What needs to be done: Give the lines of the material verbatim, from the first line to the line with "(hdr.south -| vdiv);", including both.

Records from a dataset:
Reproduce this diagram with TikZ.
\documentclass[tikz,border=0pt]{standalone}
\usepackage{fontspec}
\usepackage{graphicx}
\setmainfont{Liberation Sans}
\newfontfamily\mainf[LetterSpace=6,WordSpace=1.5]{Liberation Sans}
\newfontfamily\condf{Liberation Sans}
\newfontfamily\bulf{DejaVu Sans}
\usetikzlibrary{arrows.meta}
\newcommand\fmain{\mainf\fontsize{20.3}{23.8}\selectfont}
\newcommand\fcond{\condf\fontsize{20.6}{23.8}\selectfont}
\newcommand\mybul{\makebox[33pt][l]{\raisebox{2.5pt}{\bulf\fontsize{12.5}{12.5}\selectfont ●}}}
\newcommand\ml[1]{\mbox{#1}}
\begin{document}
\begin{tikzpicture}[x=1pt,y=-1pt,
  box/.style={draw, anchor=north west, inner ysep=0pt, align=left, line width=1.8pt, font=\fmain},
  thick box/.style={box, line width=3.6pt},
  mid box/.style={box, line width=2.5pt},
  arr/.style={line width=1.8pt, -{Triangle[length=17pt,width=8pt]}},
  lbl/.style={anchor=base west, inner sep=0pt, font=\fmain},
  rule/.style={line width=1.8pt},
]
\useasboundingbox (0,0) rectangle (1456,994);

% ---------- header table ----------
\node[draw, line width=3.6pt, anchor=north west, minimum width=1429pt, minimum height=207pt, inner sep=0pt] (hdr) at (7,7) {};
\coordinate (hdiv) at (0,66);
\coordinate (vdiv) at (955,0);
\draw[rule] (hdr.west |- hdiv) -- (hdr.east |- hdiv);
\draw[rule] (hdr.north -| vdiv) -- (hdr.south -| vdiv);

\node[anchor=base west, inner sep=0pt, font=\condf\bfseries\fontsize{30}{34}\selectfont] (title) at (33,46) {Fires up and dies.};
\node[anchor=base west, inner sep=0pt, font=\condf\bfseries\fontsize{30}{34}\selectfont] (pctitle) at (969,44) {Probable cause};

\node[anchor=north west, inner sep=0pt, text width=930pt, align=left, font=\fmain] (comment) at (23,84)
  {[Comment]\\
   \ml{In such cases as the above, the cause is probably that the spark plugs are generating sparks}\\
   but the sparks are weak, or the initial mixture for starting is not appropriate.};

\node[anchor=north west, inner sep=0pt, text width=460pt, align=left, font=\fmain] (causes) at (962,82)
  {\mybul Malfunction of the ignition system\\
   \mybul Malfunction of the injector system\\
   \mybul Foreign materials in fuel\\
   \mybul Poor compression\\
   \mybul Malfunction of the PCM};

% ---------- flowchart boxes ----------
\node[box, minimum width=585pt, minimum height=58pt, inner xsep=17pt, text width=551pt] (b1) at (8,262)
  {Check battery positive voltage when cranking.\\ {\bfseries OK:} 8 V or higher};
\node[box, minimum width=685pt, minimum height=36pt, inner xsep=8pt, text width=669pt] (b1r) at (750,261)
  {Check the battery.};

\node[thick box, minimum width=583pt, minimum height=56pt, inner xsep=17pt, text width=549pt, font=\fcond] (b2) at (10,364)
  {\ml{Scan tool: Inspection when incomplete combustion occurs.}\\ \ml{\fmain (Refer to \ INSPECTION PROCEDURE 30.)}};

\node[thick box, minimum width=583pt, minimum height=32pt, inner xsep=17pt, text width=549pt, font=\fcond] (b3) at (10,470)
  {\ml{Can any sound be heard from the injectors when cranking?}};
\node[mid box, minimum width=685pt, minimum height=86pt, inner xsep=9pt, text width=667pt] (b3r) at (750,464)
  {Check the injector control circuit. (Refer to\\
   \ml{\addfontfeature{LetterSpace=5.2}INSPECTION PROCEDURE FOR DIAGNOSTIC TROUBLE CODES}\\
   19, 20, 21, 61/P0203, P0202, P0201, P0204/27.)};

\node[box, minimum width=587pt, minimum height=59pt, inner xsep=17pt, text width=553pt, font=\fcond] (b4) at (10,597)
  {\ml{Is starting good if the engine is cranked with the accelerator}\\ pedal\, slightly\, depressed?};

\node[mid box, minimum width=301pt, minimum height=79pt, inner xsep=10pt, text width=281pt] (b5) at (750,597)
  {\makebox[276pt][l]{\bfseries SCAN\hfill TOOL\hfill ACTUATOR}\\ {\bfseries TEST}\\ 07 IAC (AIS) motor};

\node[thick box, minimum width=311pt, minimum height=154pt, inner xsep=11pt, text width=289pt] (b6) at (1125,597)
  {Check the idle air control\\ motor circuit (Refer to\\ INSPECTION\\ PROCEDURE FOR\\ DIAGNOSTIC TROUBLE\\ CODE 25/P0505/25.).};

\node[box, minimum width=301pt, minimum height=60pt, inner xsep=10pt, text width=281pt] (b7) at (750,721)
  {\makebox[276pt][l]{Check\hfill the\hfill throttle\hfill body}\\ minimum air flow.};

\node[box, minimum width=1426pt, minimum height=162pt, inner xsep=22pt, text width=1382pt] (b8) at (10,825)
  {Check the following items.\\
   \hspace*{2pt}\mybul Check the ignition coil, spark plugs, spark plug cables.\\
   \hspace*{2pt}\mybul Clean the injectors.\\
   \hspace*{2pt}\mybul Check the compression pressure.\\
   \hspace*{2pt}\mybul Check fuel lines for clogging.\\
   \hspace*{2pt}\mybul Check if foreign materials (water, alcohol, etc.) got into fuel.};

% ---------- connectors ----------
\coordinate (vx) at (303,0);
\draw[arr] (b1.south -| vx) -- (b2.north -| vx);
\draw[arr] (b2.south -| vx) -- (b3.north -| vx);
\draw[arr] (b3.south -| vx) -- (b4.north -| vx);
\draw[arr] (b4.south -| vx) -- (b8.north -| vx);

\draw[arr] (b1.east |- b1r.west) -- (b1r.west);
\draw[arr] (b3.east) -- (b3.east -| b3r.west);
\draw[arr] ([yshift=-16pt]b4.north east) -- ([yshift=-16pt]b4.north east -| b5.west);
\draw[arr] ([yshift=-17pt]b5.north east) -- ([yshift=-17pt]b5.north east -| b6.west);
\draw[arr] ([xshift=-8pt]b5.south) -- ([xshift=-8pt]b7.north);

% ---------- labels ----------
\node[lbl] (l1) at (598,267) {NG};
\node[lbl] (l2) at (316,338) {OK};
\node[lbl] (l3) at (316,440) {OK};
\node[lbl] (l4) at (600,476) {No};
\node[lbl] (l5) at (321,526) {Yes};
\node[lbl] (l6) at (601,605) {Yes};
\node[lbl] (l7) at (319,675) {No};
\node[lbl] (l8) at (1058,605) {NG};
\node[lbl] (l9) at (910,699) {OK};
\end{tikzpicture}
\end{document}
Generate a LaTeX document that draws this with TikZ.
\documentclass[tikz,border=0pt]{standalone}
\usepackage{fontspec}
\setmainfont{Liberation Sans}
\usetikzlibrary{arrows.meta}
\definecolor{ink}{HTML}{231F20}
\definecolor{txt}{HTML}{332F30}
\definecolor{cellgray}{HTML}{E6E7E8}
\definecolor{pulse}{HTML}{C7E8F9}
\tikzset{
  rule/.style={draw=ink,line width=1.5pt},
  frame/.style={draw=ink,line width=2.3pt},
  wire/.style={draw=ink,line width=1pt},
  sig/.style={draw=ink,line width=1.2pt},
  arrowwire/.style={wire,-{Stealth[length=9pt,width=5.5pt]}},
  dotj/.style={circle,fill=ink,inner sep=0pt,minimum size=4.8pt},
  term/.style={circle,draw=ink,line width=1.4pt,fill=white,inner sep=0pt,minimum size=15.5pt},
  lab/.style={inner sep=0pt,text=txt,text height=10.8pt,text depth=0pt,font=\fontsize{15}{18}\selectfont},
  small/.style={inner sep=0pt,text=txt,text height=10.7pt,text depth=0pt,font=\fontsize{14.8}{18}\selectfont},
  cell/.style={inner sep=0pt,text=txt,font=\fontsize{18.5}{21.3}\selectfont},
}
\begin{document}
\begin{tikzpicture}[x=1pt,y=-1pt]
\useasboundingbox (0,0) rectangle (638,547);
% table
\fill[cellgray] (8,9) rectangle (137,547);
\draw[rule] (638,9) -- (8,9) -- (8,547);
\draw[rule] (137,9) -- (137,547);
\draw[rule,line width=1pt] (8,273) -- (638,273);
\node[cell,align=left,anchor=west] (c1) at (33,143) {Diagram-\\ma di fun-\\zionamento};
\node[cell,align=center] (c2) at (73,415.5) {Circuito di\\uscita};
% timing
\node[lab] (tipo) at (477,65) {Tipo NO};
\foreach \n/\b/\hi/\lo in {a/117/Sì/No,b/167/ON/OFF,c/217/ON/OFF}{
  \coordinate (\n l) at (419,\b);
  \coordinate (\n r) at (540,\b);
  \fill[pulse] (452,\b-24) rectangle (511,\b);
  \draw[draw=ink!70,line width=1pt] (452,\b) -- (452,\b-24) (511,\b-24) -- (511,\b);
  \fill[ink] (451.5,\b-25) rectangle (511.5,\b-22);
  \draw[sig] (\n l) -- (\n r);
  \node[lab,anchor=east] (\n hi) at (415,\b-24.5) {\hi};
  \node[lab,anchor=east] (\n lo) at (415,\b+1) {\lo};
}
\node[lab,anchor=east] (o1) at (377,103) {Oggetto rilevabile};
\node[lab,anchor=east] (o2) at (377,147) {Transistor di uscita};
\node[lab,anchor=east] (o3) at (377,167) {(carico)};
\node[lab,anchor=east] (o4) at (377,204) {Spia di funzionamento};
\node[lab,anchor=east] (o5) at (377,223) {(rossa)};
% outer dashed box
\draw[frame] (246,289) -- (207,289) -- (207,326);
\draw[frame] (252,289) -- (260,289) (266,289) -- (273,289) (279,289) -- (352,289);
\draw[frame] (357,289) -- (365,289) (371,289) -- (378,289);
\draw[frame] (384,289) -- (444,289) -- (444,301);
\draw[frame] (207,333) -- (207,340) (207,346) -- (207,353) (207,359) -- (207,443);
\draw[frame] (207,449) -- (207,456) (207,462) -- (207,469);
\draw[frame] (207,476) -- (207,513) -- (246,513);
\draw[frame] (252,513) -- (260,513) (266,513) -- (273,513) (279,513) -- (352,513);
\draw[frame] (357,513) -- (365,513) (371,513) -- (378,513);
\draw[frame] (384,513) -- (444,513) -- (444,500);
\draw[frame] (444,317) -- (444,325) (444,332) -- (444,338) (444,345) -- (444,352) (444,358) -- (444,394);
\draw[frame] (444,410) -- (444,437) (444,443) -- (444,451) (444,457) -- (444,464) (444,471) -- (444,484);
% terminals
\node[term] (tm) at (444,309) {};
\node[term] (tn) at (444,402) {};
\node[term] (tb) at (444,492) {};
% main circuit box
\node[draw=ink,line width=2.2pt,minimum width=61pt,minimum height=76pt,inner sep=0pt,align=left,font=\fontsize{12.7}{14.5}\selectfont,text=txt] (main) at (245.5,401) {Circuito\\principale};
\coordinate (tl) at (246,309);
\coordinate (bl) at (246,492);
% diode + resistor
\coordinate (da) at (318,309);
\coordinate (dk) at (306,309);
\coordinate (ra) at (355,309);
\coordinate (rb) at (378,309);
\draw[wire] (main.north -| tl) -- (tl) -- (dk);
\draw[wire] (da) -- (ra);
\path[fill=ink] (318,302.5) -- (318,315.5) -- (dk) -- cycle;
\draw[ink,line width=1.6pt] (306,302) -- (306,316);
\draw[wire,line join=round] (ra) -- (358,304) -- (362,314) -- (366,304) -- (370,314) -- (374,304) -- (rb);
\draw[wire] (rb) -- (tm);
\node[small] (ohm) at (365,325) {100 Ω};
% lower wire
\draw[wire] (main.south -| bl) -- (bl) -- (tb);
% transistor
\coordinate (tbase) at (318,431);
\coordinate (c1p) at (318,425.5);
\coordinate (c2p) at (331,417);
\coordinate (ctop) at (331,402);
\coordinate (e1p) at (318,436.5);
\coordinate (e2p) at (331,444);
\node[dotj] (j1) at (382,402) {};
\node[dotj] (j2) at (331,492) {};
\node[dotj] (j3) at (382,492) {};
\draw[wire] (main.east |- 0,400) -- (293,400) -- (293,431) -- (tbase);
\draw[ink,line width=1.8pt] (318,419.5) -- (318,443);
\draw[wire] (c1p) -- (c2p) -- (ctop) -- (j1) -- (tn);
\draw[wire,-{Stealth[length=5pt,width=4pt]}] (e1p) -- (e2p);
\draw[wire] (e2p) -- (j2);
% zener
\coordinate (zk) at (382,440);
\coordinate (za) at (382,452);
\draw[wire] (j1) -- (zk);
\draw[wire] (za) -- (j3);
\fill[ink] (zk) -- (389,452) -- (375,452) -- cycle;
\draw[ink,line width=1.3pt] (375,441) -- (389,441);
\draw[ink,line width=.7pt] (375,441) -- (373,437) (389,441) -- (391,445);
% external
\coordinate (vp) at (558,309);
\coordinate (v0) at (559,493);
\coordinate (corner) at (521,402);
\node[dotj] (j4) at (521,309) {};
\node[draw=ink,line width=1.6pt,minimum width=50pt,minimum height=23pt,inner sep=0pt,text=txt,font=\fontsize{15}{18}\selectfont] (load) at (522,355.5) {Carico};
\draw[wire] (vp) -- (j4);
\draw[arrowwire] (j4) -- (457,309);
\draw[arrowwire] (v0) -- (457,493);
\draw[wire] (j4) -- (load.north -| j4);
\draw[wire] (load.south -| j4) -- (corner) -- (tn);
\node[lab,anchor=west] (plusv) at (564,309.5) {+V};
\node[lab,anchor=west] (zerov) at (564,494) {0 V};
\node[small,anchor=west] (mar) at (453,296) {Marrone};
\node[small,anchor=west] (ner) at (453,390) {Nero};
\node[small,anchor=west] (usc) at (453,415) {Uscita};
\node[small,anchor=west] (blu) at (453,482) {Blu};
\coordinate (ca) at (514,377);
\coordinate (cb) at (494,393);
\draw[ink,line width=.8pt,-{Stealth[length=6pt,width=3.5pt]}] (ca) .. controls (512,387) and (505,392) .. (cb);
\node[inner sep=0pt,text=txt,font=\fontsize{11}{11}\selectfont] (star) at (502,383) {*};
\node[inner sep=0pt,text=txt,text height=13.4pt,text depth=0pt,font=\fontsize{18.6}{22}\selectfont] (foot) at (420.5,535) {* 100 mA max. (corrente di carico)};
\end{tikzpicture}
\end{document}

Solved problem:
Reproduce this diagram with TikZ.
\documentclass[tikz,border=0pt]{standalone}
\usepackage{fontspec}
\usepackage{graphicx}
\setmainfont{Liberation Sans}
\newfontfamily\mainf[LetterSpace=6,WordSpace=1.5]{Liberation Sans}
\newfontfamily\condf{Liberation Sans}
\newfontfamily\bulf{DejaVu Sans}
\usetikzlibrary{arrows.meta}
\newcommand\fmain{\mainf\fontsize{20.3}{23.8}\selectfont}
\newcommand\fcond{\condf\fontsize{20.6}{23.8}\selectfont}
\newcommand\mybul{\makebox[33pt][l]{\raisebox{2.5pt}{\bulf\fontsize{12.5}{12.5}\selectfont ●}}}
\newcommand\ml[1]{\mbox{#1}}
\begin{document}
\begin{tikzpicture}[x=1pt,y=-1pt,
  box/.style={draw, anchor=north west, inner ysep=0pt, align=left, line width=1.8pt, font=\fmain},
  thick box/.style={box, line width=3.6pt},
  mid box/.style={box, line width=2.5pt},
  arr/.style={line width=1.8pt, -{Triangle[length=17pt,width=8pt]}},
  lbl/.style={anchor=base west, inner sep=0pt, font=\fmain},
  rule/.style={line width=1.8pt},
]
\useasboundingbox (0,0) rectangle (1456,994);

% ---------- header table ----------
\node[draw, line width=3.6pt, anchor=north west, minimum width=1429pt, minimum height=207pt, inner sep=0pt] (hdr) at (7,7) {};
\coordinate (hdiv) at (0,66);
\coordinate (vdiv) at (955,0);
\draw[rule] (hdr.west |- hdiv) -- (hdr.east |- hdiv);
\draw[rule] (hdr.north -| vdiv) -- (hdr.south -| vdiv);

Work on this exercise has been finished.